### WHAT TO WORK ON
Your task is to copy the lines between the line containing "Reproduce this chart with matplotlib." and the line containing "level_count = 4", counting both of those lines, and to emit nothing more.

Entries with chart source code

= = = = = = =

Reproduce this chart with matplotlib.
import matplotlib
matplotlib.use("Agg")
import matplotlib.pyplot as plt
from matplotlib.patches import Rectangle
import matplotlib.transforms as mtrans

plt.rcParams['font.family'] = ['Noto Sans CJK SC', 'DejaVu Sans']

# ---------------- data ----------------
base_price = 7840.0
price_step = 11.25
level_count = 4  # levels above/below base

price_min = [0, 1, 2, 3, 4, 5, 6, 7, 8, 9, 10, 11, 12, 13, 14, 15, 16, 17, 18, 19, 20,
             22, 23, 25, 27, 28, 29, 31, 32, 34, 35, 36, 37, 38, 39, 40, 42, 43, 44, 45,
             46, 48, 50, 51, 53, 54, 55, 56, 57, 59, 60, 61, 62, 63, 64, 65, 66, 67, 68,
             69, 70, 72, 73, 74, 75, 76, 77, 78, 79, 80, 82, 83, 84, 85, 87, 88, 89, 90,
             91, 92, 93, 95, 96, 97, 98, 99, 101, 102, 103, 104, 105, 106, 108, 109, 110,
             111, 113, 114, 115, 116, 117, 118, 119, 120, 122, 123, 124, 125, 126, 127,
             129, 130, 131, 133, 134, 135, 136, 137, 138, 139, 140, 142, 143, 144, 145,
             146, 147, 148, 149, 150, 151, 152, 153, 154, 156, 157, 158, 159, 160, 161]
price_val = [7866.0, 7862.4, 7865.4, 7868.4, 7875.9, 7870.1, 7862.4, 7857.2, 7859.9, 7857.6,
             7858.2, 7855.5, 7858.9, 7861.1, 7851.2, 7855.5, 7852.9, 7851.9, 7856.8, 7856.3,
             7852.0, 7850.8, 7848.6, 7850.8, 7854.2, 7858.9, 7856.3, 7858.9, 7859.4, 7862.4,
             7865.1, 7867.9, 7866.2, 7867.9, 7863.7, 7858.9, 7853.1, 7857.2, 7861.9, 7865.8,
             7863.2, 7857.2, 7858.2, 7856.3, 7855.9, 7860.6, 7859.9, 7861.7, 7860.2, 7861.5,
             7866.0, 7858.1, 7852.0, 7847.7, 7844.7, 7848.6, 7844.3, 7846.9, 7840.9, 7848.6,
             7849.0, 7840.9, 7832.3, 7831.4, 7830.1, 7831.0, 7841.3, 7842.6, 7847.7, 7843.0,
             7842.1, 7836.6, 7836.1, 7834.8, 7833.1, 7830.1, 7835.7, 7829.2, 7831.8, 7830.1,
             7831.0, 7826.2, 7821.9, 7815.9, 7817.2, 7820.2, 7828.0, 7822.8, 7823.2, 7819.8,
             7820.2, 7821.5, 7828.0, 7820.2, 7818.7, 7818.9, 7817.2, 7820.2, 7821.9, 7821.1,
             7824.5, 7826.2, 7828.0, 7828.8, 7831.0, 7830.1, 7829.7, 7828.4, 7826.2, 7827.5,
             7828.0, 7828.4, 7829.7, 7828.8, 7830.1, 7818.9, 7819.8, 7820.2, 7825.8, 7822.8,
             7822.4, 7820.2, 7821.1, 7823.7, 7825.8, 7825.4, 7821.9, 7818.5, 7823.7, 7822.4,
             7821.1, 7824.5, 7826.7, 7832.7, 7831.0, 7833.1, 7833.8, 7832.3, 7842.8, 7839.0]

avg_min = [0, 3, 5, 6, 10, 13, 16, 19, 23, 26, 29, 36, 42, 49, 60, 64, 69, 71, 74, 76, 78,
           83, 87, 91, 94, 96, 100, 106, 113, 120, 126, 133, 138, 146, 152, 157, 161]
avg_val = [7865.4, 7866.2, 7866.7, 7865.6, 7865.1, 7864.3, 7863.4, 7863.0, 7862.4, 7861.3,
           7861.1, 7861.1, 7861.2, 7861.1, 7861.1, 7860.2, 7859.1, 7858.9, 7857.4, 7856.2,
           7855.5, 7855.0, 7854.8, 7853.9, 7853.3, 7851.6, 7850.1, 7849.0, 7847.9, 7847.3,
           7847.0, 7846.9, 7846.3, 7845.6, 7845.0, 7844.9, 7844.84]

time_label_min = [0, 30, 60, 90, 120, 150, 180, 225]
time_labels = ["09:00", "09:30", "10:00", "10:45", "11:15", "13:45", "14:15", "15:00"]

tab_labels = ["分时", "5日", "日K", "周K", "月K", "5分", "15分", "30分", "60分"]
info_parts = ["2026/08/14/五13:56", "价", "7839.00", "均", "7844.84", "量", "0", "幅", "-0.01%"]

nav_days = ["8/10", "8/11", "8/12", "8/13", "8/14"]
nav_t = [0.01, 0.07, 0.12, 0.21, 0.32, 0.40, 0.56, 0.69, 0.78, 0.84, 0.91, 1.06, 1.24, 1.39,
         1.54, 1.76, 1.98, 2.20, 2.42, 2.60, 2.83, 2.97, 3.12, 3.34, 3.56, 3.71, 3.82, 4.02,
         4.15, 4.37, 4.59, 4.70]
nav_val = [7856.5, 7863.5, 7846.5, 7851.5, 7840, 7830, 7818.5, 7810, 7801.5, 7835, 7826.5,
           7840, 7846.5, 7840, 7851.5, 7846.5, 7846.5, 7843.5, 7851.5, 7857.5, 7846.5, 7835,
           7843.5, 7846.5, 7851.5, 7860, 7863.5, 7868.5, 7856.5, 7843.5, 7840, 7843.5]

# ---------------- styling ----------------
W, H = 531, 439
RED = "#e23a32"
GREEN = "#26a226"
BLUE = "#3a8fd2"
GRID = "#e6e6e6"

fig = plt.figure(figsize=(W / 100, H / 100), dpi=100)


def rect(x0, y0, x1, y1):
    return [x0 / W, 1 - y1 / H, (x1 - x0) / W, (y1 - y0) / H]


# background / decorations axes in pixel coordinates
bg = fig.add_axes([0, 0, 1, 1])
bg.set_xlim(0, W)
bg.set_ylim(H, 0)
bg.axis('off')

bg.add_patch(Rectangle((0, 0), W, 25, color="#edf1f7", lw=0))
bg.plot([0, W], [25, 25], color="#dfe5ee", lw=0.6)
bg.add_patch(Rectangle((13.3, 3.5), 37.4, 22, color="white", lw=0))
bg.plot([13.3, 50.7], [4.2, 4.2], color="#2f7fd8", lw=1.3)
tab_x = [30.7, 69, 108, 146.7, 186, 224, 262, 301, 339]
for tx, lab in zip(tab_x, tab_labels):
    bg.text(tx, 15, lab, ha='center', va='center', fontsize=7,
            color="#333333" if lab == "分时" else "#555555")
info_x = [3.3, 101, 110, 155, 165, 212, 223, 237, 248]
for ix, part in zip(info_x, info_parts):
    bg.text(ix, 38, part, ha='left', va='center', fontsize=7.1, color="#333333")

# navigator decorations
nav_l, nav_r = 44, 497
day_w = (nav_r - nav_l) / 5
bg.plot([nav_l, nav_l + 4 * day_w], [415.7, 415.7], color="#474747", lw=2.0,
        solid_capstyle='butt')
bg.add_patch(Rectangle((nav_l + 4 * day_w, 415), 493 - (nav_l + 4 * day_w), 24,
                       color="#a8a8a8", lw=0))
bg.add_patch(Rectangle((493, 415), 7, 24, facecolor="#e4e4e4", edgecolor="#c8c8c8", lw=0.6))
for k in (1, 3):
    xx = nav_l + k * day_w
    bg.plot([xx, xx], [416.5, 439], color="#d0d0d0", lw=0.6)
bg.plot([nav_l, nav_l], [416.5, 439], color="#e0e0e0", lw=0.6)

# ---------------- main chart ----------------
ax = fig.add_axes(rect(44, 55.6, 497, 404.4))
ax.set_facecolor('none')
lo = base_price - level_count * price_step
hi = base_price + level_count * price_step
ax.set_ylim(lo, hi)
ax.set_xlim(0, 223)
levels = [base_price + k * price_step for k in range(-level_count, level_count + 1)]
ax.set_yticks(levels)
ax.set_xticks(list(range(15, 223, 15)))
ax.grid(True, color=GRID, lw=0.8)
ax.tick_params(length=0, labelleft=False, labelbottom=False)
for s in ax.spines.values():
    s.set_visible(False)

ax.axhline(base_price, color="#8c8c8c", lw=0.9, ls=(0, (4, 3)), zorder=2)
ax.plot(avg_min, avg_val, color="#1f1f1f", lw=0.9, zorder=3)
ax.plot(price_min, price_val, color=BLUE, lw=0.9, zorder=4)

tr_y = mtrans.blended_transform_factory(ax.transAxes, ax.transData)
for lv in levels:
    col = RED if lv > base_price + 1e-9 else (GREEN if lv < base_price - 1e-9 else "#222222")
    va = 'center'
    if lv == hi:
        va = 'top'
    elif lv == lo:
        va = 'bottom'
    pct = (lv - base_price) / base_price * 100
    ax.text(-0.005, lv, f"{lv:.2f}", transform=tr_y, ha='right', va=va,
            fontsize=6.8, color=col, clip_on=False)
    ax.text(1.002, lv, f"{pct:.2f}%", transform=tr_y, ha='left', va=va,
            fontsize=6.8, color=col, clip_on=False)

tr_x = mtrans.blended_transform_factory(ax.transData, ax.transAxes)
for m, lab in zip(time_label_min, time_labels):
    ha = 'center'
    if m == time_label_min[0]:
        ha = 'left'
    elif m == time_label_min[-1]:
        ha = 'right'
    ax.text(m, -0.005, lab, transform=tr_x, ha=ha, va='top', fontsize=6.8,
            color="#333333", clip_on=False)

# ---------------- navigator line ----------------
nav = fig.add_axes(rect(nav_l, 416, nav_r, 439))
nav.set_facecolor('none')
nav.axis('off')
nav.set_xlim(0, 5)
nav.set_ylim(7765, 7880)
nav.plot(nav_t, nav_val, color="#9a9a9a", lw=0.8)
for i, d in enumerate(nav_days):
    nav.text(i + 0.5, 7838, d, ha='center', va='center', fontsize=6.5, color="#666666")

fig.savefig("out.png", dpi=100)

= = = = = = =

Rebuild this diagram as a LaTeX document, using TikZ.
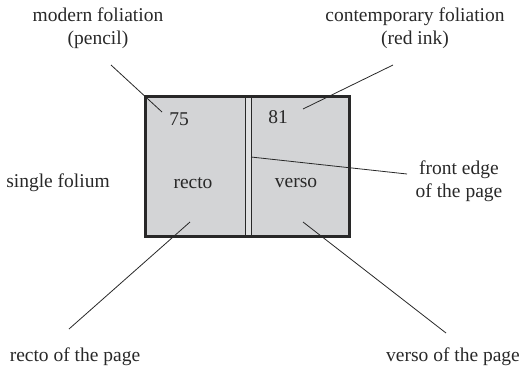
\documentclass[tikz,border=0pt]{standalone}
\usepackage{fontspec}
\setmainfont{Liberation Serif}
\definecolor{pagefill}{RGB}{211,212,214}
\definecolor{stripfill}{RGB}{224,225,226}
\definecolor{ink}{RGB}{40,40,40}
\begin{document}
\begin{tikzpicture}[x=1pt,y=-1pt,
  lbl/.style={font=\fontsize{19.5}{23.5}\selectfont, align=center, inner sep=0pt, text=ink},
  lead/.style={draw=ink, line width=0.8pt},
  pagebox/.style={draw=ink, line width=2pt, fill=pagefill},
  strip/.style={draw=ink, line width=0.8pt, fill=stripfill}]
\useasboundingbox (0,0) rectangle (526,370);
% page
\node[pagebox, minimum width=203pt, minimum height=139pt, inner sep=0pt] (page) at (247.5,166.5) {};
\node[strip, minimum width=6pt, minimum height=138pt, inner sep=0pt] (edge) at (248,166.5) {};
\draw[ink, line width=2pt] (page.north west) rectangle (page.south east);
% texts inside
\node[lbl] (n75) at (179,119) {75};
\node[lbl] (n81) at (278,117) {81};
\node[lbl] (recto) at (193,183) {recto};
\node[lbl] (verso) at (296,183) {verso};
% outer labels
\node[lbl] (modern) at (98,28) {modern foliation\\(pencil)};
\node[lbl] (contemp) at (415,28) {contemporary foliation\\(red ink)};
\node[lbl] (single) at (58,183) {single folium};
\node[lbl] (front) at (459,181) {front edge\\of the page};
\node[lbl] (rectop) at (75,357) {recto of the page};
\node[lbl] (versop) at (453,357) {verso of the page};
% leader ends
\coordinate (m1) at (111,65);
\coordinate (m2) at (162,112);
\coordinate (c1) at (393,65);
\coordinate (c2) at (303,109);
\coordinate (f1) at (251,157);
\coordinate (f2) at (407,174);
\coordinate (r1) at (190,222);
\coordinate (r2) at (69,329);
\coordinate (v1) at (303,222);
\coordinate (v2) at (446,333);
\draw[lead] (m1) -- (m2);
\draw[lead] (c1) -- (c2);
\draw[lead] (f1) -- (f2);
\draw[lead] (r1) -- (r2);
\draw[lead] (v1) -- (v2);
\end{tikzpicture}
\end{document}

= = = = = = =

### REPLY
Reproduce this chart with matplotlib.
import matplotlib
matplotlib.use("Agg")
import matplotlib.pyplot as plt
from matplotlib.patches import Rectangle
import matplotlib.transforms as mtrans

plt.rcParams['font.family'] = ['Noto Sans CJK SC', 'DejaVu Sans']

# ---------------- data ----------------
base_price = 7840.0
price_step = 11.25
level_count = 4  # levels above/below base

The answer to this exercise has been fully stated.